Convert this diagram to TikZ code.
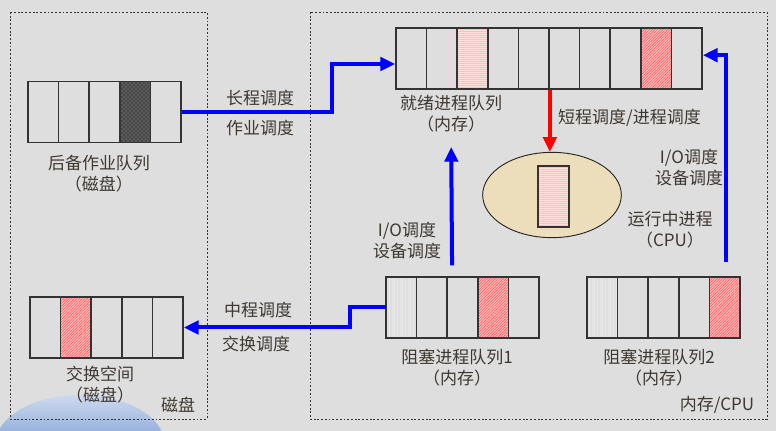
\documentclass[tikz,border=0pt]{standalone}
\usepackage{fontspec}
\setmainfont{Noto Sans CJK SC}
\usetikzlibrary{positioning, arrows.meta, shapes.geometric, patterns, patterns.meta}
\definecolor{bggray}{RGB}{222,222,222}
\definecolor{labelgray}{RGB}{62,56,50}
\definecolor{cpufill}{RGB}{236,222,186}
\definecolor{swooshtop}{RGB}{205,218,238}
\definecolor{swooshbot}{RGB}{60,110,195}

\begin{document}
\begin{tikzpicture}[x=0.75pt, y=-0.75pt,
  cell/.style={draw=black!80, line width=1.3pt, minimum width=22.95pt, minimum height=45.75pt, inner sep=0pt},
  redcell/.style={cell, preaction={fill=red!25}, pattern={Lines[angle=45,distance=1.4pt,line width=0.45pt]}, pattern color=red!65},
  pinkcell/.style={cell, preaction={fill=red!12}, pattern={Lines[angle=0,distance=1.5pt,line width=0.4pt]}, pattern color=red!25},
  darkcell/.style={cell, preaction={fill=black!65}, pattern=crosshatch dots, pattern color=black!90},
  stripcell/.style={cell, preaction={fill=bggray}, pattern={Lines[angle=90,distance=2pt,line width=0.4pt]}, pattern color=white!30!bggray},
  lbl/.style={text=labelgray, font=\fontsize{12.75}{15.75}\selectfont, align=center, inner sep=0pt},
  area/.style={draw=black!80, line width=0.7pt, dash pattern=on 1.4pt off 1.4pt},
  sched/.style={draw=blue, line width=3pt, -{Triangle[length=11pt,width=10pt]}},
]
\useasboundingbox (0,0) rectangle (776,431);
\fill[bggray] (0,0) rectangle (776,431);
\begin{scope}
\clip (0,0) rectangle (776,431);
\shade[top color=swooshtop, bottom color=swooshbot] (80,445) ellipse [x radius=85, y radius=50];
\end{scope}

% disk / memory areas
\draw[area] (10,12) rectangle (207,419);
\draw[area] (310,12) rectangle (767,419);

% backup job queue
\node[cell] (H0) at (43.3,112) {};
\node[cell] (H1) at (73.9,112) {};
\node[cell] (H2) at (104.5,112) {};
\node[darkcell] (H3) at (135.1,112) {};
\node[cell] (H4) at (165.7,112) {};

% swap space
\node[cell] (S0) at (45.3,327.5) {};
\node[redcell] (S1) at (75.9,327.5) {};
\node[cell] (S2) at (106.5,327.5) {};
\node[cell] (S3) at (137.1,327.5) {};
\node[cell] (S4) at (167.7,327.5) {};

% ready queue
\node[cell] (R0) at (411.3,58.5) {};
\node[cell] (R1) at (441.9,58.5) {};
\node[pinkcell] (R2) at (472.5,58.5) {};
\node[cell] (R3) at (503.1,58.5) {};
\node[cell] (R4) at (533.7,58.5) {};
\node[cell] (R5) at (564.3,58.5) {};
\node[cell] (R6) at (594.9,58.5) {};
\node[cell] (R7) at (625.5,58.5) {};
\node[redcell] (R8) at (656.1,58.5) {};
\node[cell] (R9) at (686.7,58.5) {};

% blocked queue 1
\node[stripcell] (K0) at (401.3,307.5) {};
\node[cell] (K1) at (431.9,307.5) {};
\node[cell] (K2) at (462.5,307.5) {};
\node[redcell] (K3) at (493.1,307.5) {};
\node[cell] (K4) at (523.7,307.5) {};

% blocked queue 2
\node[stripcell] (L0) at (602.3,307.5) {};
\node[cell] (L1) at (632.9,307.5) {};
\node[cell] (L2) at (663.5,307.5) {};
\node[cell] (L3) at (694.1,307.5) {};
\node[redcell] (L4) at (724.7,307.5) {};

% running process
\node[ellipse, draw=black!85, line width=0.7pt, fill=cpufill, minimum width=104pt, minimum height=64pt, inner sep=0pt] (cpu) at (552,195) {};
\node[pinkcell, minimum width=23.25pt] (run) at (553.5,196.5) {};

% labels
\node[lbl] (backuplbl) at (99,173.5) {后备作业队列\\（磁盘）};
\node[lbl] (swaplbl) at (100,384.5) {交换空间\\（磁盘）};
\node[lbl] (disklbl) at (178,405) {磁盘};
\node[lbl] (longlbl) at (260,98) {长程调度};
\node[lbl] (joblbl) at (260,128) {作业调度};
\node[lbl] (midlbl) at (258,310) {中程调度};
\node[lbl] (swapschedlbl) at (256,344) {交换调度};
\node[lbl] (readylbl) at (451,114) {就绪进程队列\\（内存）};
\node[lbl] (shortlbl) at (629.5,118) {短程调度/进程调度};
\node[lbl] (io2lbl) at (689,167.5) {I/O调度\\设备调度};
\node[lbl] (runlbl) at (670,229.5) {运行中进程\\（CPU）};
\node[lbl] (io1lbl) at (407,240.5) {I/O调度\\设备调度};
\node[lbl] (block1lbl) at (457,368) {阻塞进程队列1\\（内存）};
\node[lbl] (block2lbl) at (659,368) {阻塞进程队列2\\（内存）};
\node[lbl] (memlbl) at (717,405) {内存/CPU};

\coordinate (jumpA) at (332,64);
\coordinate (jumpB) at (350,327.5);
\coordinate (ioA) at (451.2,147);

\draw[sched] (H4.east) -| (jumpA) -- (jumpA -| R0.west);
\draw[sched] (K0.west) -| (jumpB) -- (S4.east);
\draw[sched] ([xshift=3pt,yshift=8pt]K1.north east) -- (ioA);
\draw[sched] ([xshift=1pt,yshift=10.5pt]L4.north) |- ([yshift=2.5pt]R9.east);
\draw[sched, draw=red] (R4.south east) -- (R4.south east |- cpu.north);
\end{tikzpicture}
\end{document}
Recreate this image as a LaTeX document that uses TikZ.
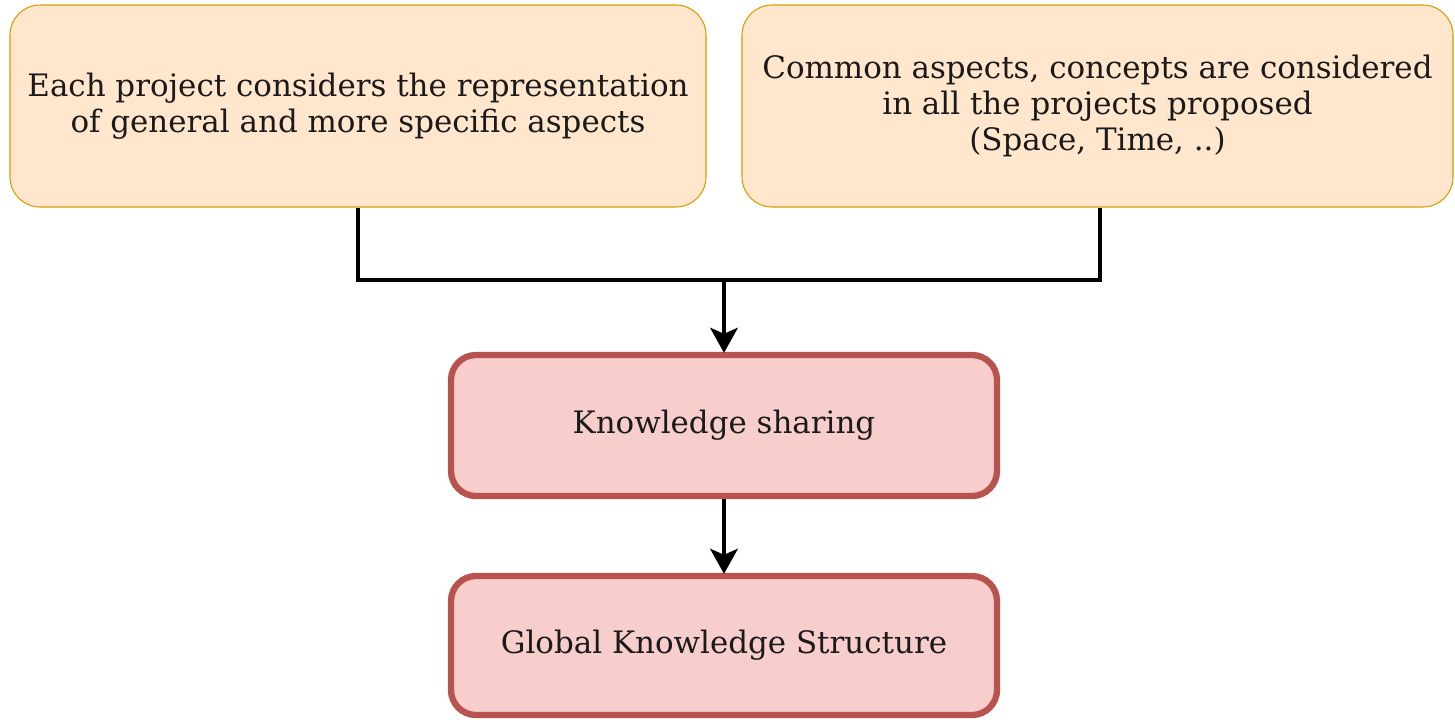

Aim of the task:
Output all of the entries verbatim, leaving out any images.

Finished task:
Convert this diagram to TikZ code.
\documentclass[tikz,border=0pt]{standalone}
\usepackage{fontspec}
\setmainfont{Noto Sans CJK SC}
\usetikzlibrary{positioning, arrows.meta, shapes.geometric, patterns, patterns.meta}
\definecolor{bggray}{RGB}{222,222,222}
\definecolor{labelgray}{RGB}{62,56,50}
\definecolor{cpufill}{RGB}{236,222,186}
\definecolor{swooshtop}{RGB}{205,218,238}
\definecolor{swooshbot}{RGB}{60,110,195}

\begin{document}
\begin{tikzpicture}[x=0.75pt, y=-0.75pt,
  cell/.style={draw=black!80, line width=1.3pt, minimum width=22.95pt, minimum height=45.75pt, inner sep=0pt},
  redcell/.style={cell, preaction={fill=red!25}, pattern={Lines[angle=45,distance=1.4pt,line width=0.45pt]}, pattern color=red!65},
  pinkcell/.style={cell, preaction={fill=red!12}, pattern={Lines[angle=0,distance=1.5pt,line width=0.4pt]}, pattern color=red!25},
  darkcell/.style={cell, preaction={fill=black!65}, pattern=crosshatch dots, pattern color=black!90},
  stripcell/.style={cell, preaction={fill=bggray}, pattern={Lines[angle=90,distance=2pt,line width=0.4pt]}, pattern color=white!30!bggray},
  lbl/.style={text=labelgray, font=\fontsize{12.75}{15.75}\selectfont, align=center, inner sep=0pt},
  area/.style={draw=black!80, line width=0.7pt, dash pattern=on 1.4pt off 1.4pt},
  sched/.style={draw=blue, line width=3pt, -{Triangle[length=11pt,width=10pt]}},
]
\useasboundingbox (0,0) rectangle (776,431);
\fill[bggray] (0,0) rectangle (776,431);
\begin{scope}
\clip (0,0) rectangle (776,431);
\shade[top color=swooshtop, bottom color=swooshbot] (80,445) ellipse [x radius=85, y radius=50];
\end{scope}

% disk / memory areas
\draw[area] (10,12) rectangle (207,419);
\draw[area] (310,12) rectangle (767,419);

% backup job queue
\node[cell] (H0) at (43.3,112) {};
\node[cell] (H1) at (73.9,112) {};
\node[cell] (H2) at (104.5,112) {};
\node[darkcell] (H3) at (135.1,112) {};
\node[cell] (H4) at (165.7,112) {};

% swap space
\node[cell] (S0) at (45.3,327.5) {};
\node[redcell] (S1) at (75.9,327.5) {};
\node[cell] (S2) at (106.5,327.5) {};
\node[cell] (S3) at (137.1,327.5) {};
\node[cell] (S4) at (167.7,327.5) {};

% ready queue
\node[cell] (R0) at (411.3,58.5) {};
\node[cell] (R1) at (441.9,58.5) {};
\node[pinkcell] (R2) at (472.5,58.5) {};
\node[cell] (R3) at (503.1,58.5) {};
\node[cell] (R4) at (533.7,58.5) {};
\node[cell] (R5) at (564.3,58.5) {};
\node[cell] (R6) at (594.9,58.5) {};
\node[cell] (R7) at (625.5,58.5) {};
\node[redcell] (R8) at (656.1,58.5) {};
\node[cell] (R9) at (686.7,58.5) {};

% blocked queue 1
\node[stripcell] (K0) at (401.3,307.5) {};
\node[cell] (K1) at (431.9,307.5) {};
\node[cell] (K2) at (462.5,307.5) {};
\node[redcell] (K3) at (493.1,307.5) {};
\node[cell] (K4) at (523.7,307.5) {};

% blocked queue 2
\node[stripcell] (L0) at (602.3,307.5) {};
\node[cell] (L1) at (632.9,307.5) {};
\node[cell] (L2) at (663.5,307.5) {};
\node[cell] (L3) at (694.1,307.5) {};
\node[redcell] (L4) at (724.7,307.5) {};

% running process
\node[ellipse, draw=black!85, line width=0.7pt, fill=cpufill, minimum width=104pt, minimum height=64pt, inner sep=0pt] (cpu) at (552,195) {};
\node[pinkcell, minimum width=23.25pt] (run) at (553.5,196.5) {};

% labels
\node[lbl] (backuplbl) at (99,173.5) {后备作业队列\\（磁盘）};
\node[lbl] (swaplbl) at (100,384.5) {交换空间\\（磁盘）};
\node[lbl] (disklbl) at (178,405) {磁盘};
\node[lbl] (longlbl) at (260,98) {长程调度};
\node[lbl] (joblbl) at (260,128) {作业调度};
\node[lbl] (midlbl) at (258,310) {中程调度};
\node[lbl] (swapschedlbl) at (256,344) {交换调度};
\node[lbl] (readylbl) at (451,114) {就绪进程队列\\（内存）};
\node[lbl] (shortlbl) at (629.5,118) {短程调度/进程调度};
\node[lbl] (io2lbl) at (689,167.5) {I/O调度\\设备调度};
\node[lbl] (runlbl) at (670,229.5) {运行中进程\\（CPU）};
\node[lbl] (io1lbl) at (407,240.5) {I/O调度\\设备调度};
\node[lbl] (block1lbl) at (457,368) {阻塞进程队列1\\（内存）};
\node[lbl] (block2lbl) at (659,368) {阻塞进程队列2\\（内存）};
\node[lbl] (memlbl) at (717,405) {内存/CPU};

\coordinate (jumpA) at (332,64);
\coordinate (jumpB) at (350,327.5);
\coordinate (ioA) at (451.2,147);

\draw[sched] (H4.east) -| (jumpA) -- (jumpA -| R0.west);
\draw[sched] (K0.west) -| (jumpB) -- (S4.east);
\draw[sched] ([xshift=3pt,yshift=8pt]K1.north east) -- (ioA);
\draw[sched] ([xshift=1pt,yshift=10.5pt]L4.north) |- ([yshift=2.5pt]R9.east);
\draw[sched, draw=red] (R4.south east) -- (R4.south east |- cpu.north);
\end{tikzpicture}
\end{document}
Recreate this image as a LaTeX document that uses TikZ.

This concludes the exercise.